Honey is a true gift of nature and the busy bees that make it are impressive and fascinating. That love of bees has taken Charlie Casido around the world – until the 1990s when he and his wife decided to migrate to Australia from the Philippines.
It was at Orange in the Central West of NSW they started their business called Australian Queen Bee Line, selling honey, queen bees and offering pollinating services. There’s a lot to navigate as an apiarist at the moment – especially with the Varroa Mite emergency response in full swing. Charlie Casido and his daughter Carol offer a rare insight into the incredible world of bees.
The Casido family keep hives in some amazing places like national parks and private properties. From there, these amazing creatures can travel up to 5 kilometres in a single day’s work. The spoils of that work – honey – travels all around the world as Queen Bee Line products become more and more sought after.
“It’s nice to see mum and dad come a long way. They’ve migrated here and my brother and I were born and raised in Orange and Bathurst. It’s nice to see how much people really love a genuine product,” says Carol.
It’s nice to see how much people really love a genuine product.
The family also breeds queen bees for sale. “We produce around 40,000 to 45,000 bees a year. That’s for the market here in Australia and overseas. We supply to the Middle East and also Canada and Asia, but most are local,” explains Charlie.
“Every state has different biosecurity protocols. So, we are not able to go into WA but prior to the Varroa Mite this year, we could ship our queen bees around Australia and overseas,” says Carol.
Healthy hives and hobby beekeepers
The Varroa Mite is the biggest threat to the nation’s bee population at the moment. “I’m experienced with Varroa in Saudi Arabia and the Philippines. So, it’s normal for me because I’ve already experienced it,” explains Charlie. He says if a hive is infected with the mite, the bees that hatch are unable to fly, which is catastrophic for the industry. The NSW Government is handling the treatment of the incursion by setting up biosecurity zones, containing the infected hives and euthanising the bees.
“As beekeepers, we learn why it’s important to keep healthy hives. Not just for your own business but the whole industry,” says Carol.
“I would encourage all beekeepers to learn. There is a biosecurity course available,” adds Charlie.
A widespread infection would impact all of us, not just beekeepers. Bees are essential for the pollination of crops and regeneration of vegetation eaten by livestock. It’s a great time as consumers to think about ways we can support the industry.
As beekeepers, we learn why it’s important to keep healthy hives. Not just for your own business but the whole industry.
“There may be consumers who think they want to try beekeeping as well. You really do have to do your research. It’s not a bad thing to reach out to a local beekeeper,” says Carol.
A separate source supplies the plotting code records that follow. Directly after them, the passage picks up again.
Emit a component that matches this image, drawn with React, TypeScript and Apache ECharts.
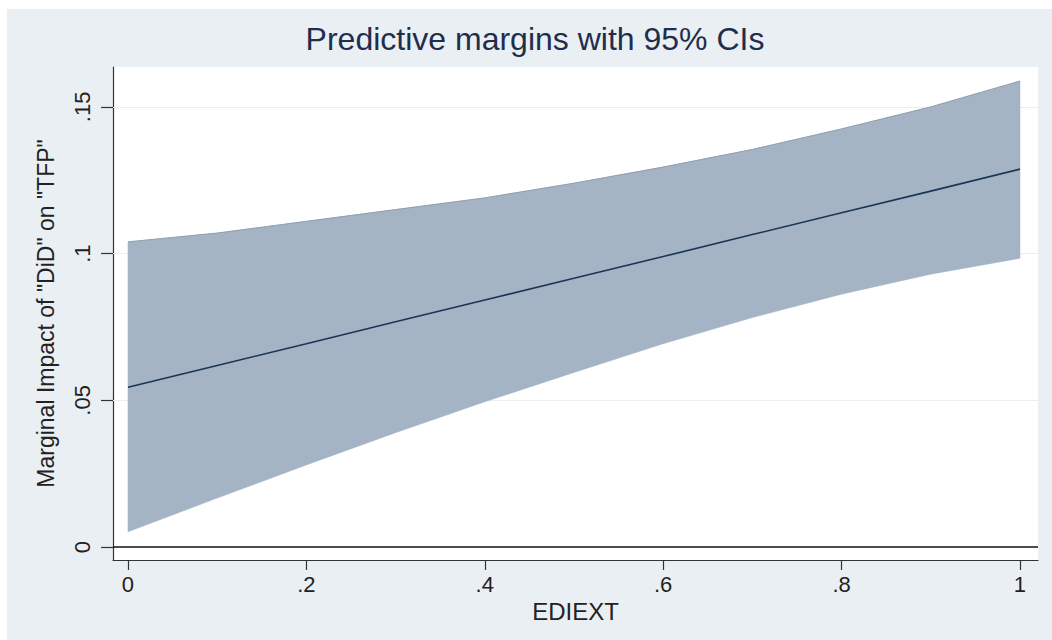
import React, { useEffect, useRef } from "react";
import * as echarts from "echarts";

// EDIEXT values at which margins were evaluated
const xValues = [0, 0.1, 0.2, 0.3, 0.4, 0.5, 0.6, 0.7, 0.8, 0.9, 1];
// Predictive margin (point estimate)
const margin = [0.0545, 0.0619, 0.0693, 0.0768, 0.0842, 0.0916, 0.099, 0.1065, 0.1139, 0.1213, 0.1288];
// 95% CI bounds
const ciLower = [0.0052, 0.0167, 0.028, 0.039, 0.0495, 0.0595, 0.0693, 0.0782, 0.0862, 0.093, 0.0984];
const ciUpper = [0.104, 0.107, 0.111, 0.115, 0.119, 0.124, 0.1295, 0.1355, 0.1425, 0.15, 0.1588];

const xTickValues = [0, 0.2, 0.4, 0.6, 0.8, 1];
const xTickLabels = ["0", ".2", ".4", ".6", ".8", "1"];
const yTickValues = [0, 0.05, 0.1, 0.15];
const yTickLabels = ["0", ".05", ".1", ".15"];
const yGridValues = [0.05, 0.1, 0.15];
const yRefLine = 0;

const titleText = "Predictive margins with 95% CIs";
const xTitle = "EDIEXT";
const yTitle = 'Marginal Impact of "DiD" on "TFP"';

const FONT = "'Liberation Sans', Arial, sans-serif";

function labelFor(values: number[], labels: string[]) {
  return (v: number) => {
    let best = 0;
    for (let i = 1; i < values.length; i++) {
      if (Math.abs(values[i] - v) < Math.abs(values[best] - v)) best = i;
    }
    return labels[best];
  };
}

export default function App() {
  const ref = useRef<HTMLDivElement>(null);

  useEffect(() => {
    if (!ref.current) return;
    const chart = echarts.init(ref.current, undefined, { renderer: "svg" });

    const bandData = xValues.map((x, i) => [x, ciLower[i], ciUpper[i]]);
    const midData = xValues.map((x, i) => [x, margin[i]]);

    chart.setOption({
      animation: false,
      title: {
        text: titleText,
        left: 535,
        top: 23,
        textAlign: "center",
        padding: 0,
        textStyle: {
          fontFamily: FONT,
          fontSize: 32,
          fontWeight: "normal",
          color: "#1f2e4c",
        },
      },
      grid: {
        left: 113,
        top: 67,
        right: 14,
        bottom: 80,
        show: true,
        backgroundColor: "#ffffff",
        borderWidth: 0,
      },
      xAxis: {
        type: "value",
        min: -0.0168,
        max: 1.0202,
        name: xTitle,
        nameLocation: "middle",
        nameGap: 35,
        nameTextStyle: { fontFamily: FONT, fontSize: 24, color: "#222" },
        axisLine: { show: true, onZero: false, lineStyle: { color: "#333", width: 1.2 } },
        axisTick: { show: true, length: 10, customValues: xTickValues, lineStyle: { color: "#333", width: 1.2 } },
        axisLabel: {
          customValues: xTickValues,
          formatter: labelFor(xTickValues, xTickLabels),
          fontFamily: FONT,
          fontSize: 22,
          color: "#222",
          margin: 13,
        },
        splitLine: { show: false },
      },
      yAxis: {
        type: "value",
        min: -0.0044,
        max: 0.1636,
        name: yTitle,
        nameLocation: "middle",
        nameRotate: 90,
        nameGap: 56,
        nameTextStyle: { fontFamily: FONT, fontSize: 23, color: "#222" },
        axisLine: { show: true, onZero: false, lineStyle: { color: "#333", width: 1.2 } },
        axisTick: { show: true, length: 12, customValues: yTickValues, lineStyle: { color: "#333", width: 1.2 } },
        axisLabel: {
          customValues: yTickValues,
          formatter: labelFor(yTickValues, yTickLabels),
          rotate: 90,
          fontFamily: FONT,
          fontSize: 22,
          color: "#222",
          margin: 20,
        },
        splitLine: { show: false },
      },
      series: [
        {
          name: "grid",
          type: "line",
          data: [],
          symbol: "none",
          z: 1,
          silent: true,
          markLine: {
            silent: true,
            symbol: "none",
            z: 1,
            label: { show: false },
            lineStyle: { color: "#ebedef", width: 1.2, type: "solid" },
            data: yGridValues.map((v) => ({ yAxis: v })),
          },
        },
        {
          name: "band",
          type: "custom",
          data: bandData,
          z: 3,
          silent: true,
          renderItem: (params: any, api: any) => {
            if (params.dataIndex !== 0) return null;
            const top = xValues.map((x, i) => api.coord([x, ciUpper[i]]));
            const bottom = xValues.map((x, i) => api.coord([x, ciLower[i]])).reverse();
            return {
              type: "group",
              children: [
                {
                  type: "polygon",
                  shape: { points: top.concat(bottom) },
                  style: { fill: "#a4b4c5", stroke: "#a4b4c5", lineWidth: 0.5 },
                },
                {
                  type: "polyline",
                  shape: { points: top },
                  style: { fill: "none", stroke: "#8f9fb1", lineWidth: 1 },
                },
              ],
            };
          },
        },
        {
          name: "margin",
          type: "line",
          data: midData,
          symbol: "none",
          lineStyle: { color: "#1b3556", width: 1.6 },
          z: 4,
          silent: true,
          markLine: {
            silent: true,
            symbol: "none",
            z: 5,
            label: { show: false },
            lineStyle: { color: "#111", width: 1.6, type: "solid" },
            data: [{ yAxis: yRefLine }],
          },
        },
      ],
    });

    return () => chart.dispose();
  }, []);

  return (
    <div style={{ position: "absolute", left: 0, top: 0, width: 1052, height: 640, background: "#ffffff" }}>
      <div style={{ position: "absolute", left: 7, top: 9, width: 1045, height: 631, background: "#e9eff2" }} />
      <div ref={ref} style={{ position: "absolute", left: 0, top: 0, width: 1052, height: 640 }} />
    </div>
  );
}
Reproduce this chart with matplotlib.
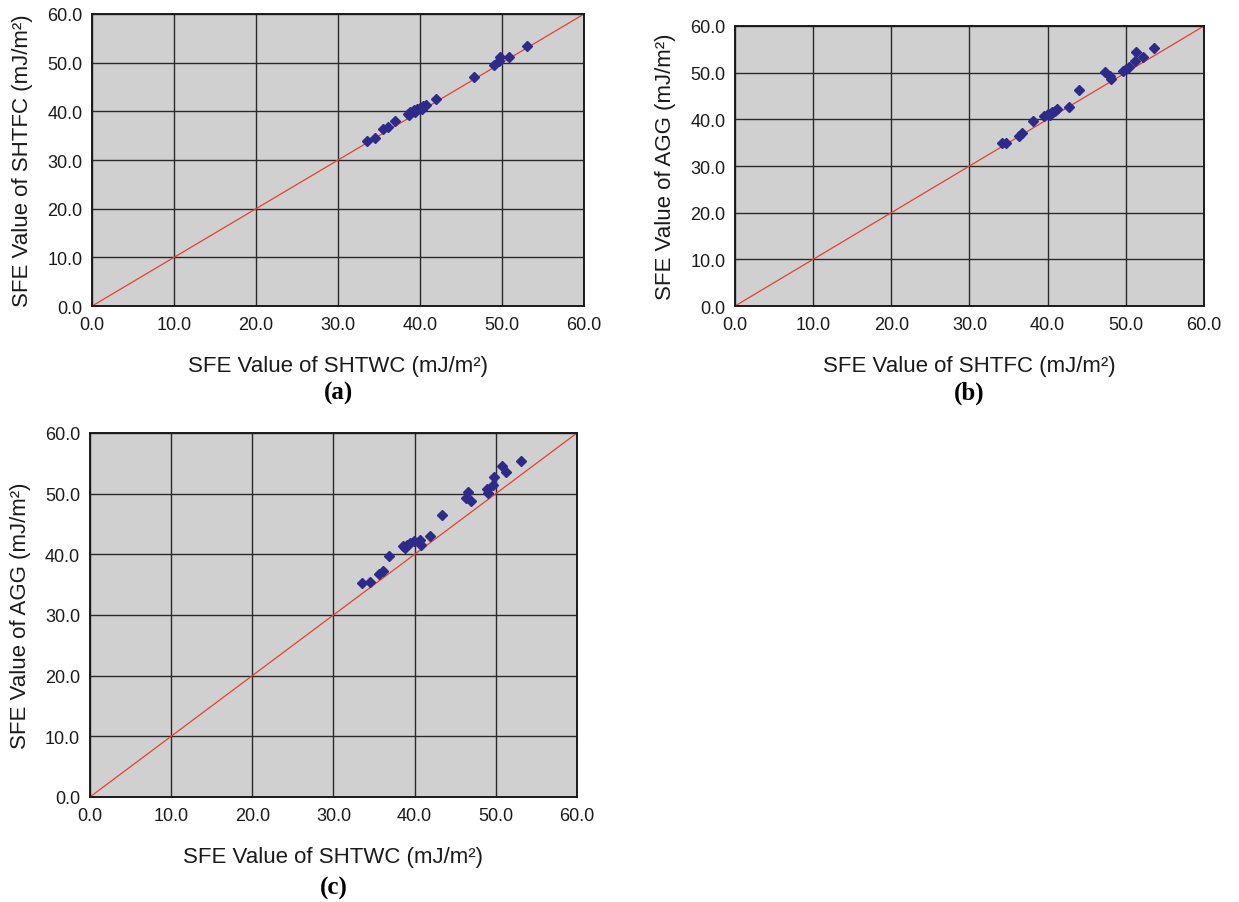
"""SFE comparison scatter plots: SHTWC vs SHTFC vs AGG."""

import matplotlib.pyplot as plt

plt.rcParams["font.family"] = ["Liberation Sans", "DejaVu Sans"]

# (a) SHTWC vs SHTFC
a_x = [33.5, 34.5, 35.5, 36.1, 37.0, 38.5, 38.7, 38.8, 39.2, 39.4, 39.6, 40.0,
       40.2, 40.4, 40.7, 41.9, 46.6, 49.0, 49.6, 49.8, 50.9, 53.1]
a_y = [34.0, 34.6, 36.3, 36.7, 38.0, 39.5, 39.3, 39.9, 40.2, 39.9, 40.5, 40.7,
       40.4, 41.0, 41.2, 42.6, 47.1, 49.5, 50.4, 51.1, 51.2, 53.5]

# (b) SHTFC vs AGG
b_x = [34.1, 34.7, 36.3, 36.7, 38.1, 39.6, 40.0, 40.3, 40.6, 41.0, 41.2, 42.7,
       44.0, 47.3, 48.0, 48.1, 49.7, 50.0, 50.4, 51.2, 51.3, 52.2, 53.6]
b_y = [34.9, 35.0, 36.5, 37.1, 39.6, 40.8, 41.2, 40.9, 41.5, 41.7, 42.3, 42.7,
       46.3, 50.1, 49.2, 48.6, 50.4, 50.8, 51.3, 52.5, 54.4, 53.4, 55.2]

# (c) SHTWC vs AGG
c_x = [33.5, 34.5, 35.6, 36.1, 36.9, 38.6, 38.8, 39.0, 39.4, 39.9, 40.6, 40.8,
       41.9, 43.4, 46.3, 46.6, 46.9, 48.9, 49.0, 49.6, 49.8, 50.8, 51.3, 53.1]
c_y = [35.2, 35.4, 36.8, 37.3, 39.8, 41.3, 41.0, 41.5, 41.8, 42.2, 42.3, 41.5,
       43.0, 46.5, 49.3, 50.2, 48.8, 50.8, 50.1, 51.4, 52.8, 54.6, 53.5, 55.4]

ticks = [0, 10, 20, 30, 40, 50, 60]
tick_labels = [f"{t:.1f}" for t in ticks]

panels = [
    # x, y, xlabel, ylabel, tag, axes rect, tag y (figure fraction)
    (a_x, a_y, "SFE Value of SHTWC (mJ/m²)", "SFE Value of SHTFC (mJ/m²)", "(a)",
     [0.0743, 0.660, 0.3971, 0.3234], 0.564),
    (b_x, b_y, "SFE Value of SHTFC (mJ/m²)", "SFE Value of AGG (mJ/m²)", "(b)",
     [0.5932, 0.660, 0.3785, 0.3101], 0.564),
    (c_x, c_y, "SFE Value of SHTWC (mJ/m²)", "SFE Value of AGG (mJ/m²)", "(c)",
     [0.0726, 0.1163, 0.3931, 0.4031], 0.016),
]

fig = plt.figure(figsize=(12.39, 9.03), dpi=100)

for x, y, xlabel, ylabel, tag, rect, tag_y in panels:
    ax = fig.add_axes(rect)
    ax.set_facecolor("#d0d0d0")
    ax.set_xlim(0, 60)
    ax.set_ylim(0, 60)
    ax.set_xticks(ticks, tick_labels)
    ax.set_yticks(ticks, tick_labels)
    ax.tick_params(length=0, labelsize=13, colors="#1a1a1a")
    ax.tick_params(axis="x", pad=7)
    ax.tick_params(axis="y", pad=7)
    ax.grid(True, color="#2a2a2a", linewidth=1.0)
    ax.set_axisbelow(True)
    for sp in ax.spines.values():
        sp.set_linewidth(1.4)
        sp.set_color("#1a1a1a")

    # 1:1 reference line
    ax.plot([0, 60], [0, 60], color="#e8402f", linewidth=0.9, zorder=2)
    ax.plot(x, y, linestyle="none", marker="D", markersize=4.6,
            color="#2e2a8a", zorder=3, clip_on=False)

    ax.set_xlabel(xlabel, fontsize=16, labelpad=16, color="#1a1a1a")
    ax.set_ylabel(ylabel, fontsize=16, labelpad=10, color="#1a1a1a")
    fig.text(rect[0] + rect[2] / 2, tag_y, tag, ha="center", va="center",
             fontsize=18, fontweight="bold", family="Liberation Serif")

fig.savefig("out.png", dpi=100)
“We are very fortunate, we get a lot of hobby beekeepers who reach out. They get queens from us, and you start to build a relationship but it’s a matter of registering your hives, maintaining healthy hives, signing up for biosecurity courses. Really committing to it is part of it. When you have neglectful hobby hives, it puts the bee industry at risk.”
Know your honey
For those not quite wanting to make their own honey just yet, we can also do our bit at the shops by looking for 100% pure Australian honey. Even better, know where your honey is coming from. Some cheaper imports may be diluted with sugar syrup or have other additives mixed in to make it go further.
“We see customers come through saying their honey has crystallised with sugar particles. They start to question if it’s authentic. It is. When we pack honey, we have to warm it to a certain temperature to bottle it,” says Carol.
“In Orange especially, it’s so cold, it’s going to crystallise. That’s actually a natural part of honey and I think a lot of people don’t know what to do with it. You can put the whole bucket in some warm water, and it’ll soften.”
That’s actually a natural part of honey and I think a lot of people don’t know what to do with it.
“Our Australian honey is very low moisture content. That’s why the crystallisation is easy,” says Charlie.
Charlie believes after all this time in the industry, he is still learning every day. From battling floods and fires, there have been many challenges. During the most recent bushfires in the region, their honey took on a natural smoky flavour and there’s simply no way to reverse that.
“I think people believe producing honey is really easy. For us, 17 years down the track, it actually takes a lot of effort. People who have amateur hives will understand that as they sit and wait patiently for their honey. For us, it’s on a bigger scale but dad has had to push weekends and do long days and late nights. It takes a lot of manpower and a lot of perseverance to do beekeeping in Australia, says Carol.
I think people believe producing honey is really easy. For us, 17 years down the track, it actually takes a lot of effort.
Charlie and Carol say we’re in a great place in Australia to see safe and successful beekeeping continue for generations to come. Thank goodness for that.